Retype the opening lines of the data exactly, stopping after the line that contains "ax = fig.add_axes([172/W, 1-529/H, (1200-172)/W, (529-48)/H])". Skip every picture.

- **INFORMATION SUPPLIED**:
▽

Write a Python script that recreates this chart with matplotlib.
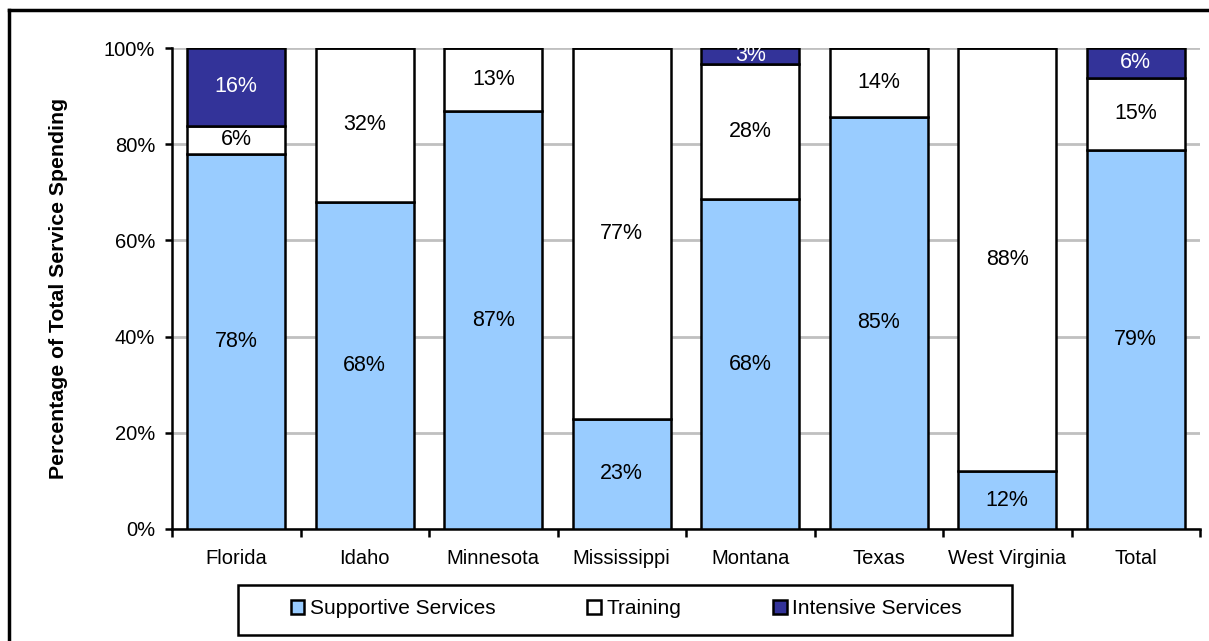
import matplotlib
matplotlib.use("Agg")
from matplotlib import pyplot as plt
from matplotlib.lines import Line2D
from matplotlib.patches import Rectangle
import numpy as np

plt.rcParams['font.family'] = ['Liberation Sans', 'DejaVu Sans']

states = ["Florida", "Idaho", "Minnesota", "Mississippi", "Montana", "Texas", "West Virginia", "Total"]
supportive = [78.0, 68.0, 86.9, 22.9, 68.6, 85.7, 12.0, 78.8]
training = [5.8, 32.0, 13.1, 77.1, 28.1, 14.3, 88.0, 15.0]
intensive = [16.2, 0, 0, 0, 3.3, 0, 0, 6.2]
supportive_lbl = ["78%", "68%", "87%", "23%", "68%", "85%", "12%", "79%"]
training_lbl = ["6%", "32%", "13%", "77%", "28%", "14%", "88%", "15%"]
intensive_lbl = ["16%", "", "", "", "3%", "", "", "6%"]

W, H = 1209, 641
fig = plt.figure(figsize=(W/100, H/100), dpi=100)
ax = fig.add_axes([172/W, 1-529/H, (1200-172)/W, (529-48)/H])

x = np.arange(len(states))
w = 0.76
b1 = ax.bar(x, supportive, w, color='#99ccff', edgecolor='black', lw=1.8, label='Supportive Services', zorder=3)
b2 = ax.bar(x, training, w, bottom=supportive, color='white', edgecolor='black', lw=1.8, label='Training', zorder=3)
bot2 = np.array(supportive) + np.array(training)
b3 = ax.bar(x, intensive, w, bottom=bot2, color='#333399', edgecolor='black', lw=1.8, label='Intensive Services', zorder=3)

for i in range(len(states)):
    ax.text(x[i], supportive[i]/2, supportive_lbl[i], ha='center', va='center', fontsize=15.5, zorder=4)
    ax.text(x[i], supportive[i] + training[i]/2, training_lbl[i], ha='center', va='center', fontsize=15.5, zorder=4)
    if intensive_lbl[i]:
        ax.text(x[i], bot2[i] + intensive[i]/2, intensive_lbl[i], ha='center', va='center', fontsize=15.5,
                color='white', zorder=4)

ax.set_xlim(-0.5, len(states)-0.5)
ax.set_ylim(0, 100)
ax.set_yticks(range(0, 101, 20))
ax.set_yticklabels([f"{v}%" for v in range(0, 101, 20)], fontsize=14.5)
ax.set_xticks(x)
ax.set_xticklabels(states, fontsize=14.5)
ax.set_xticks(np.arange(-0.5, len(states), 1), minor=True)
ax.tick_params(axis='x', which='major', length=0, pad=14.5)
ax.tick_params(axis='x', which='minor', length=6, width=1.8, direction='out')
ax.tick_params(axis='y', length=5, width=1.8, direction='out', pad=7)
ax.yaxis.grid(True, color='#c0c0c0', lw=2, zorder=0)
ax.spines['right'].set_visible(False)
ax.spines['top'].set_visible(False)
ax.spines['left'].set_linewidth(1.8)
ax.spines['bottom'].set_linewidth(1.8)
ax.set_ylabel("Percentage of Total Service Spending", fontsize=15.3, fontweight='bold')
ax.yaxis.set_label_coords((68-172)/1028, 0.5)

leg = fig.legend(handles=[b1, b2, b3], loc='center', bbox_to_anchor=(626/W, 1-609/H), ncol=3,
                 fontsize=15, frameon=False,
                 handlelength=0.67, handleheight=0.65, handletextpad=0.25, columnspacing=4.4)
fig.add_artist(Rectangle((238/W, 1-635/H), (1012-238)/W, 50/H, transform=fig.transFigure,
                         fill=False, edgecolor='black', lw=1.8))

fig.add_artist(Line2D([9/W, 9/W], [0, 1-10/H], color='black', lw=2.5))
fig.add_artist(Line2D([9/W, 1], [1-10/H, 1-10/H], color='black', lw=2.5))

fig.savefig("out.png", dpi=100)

△

- **THE COMPLETED TASK**:
Write a Python script that recreates this chart with matplotlib.
import matplotlib
matplotlib.use("Agg")
from matplotlib import pyplot as plt
from matplotlib.lines import Line2D
from matplotlib.patches import Rectangle
import numpy as np

plt.rcParams['font.family'] = ['Liberation Sans', 'DejaVu Sans']

states = ["Florida", "Idaho", "Minnesota", "Mississippi", "Montana", "Texas", "West Virginia", "Total"]
supportive = [78.0, 68.0, 86.9, 22.9, 68.6, 85.7, 12.0, 78.8]
training = [5.8, 32.0, 13.1, 77.1, 28.1, 14.3, 88.0, 15.0]
intensive = [16.2, 0, 0, 0, 3.3, 0, 0, 6.2]
supportive_lbl = ["78%", "68%", "87%", "23%", "68%", "85%", "12%", "79%"]
training_lbl = ["6%", "32%", "13%", "77%", "28%", "14%", "88%", "15%"]
intensive_lbl = ["16%", "", "", "", "3%", "", "", "6%"]

W, H = 1209, 641
fig = plt.figure(figsize=(W/100, H/100), dpi=100)
ax = fig.add_axes([172/W, 1-529/H, (1200-172)/W, (529-48)/H])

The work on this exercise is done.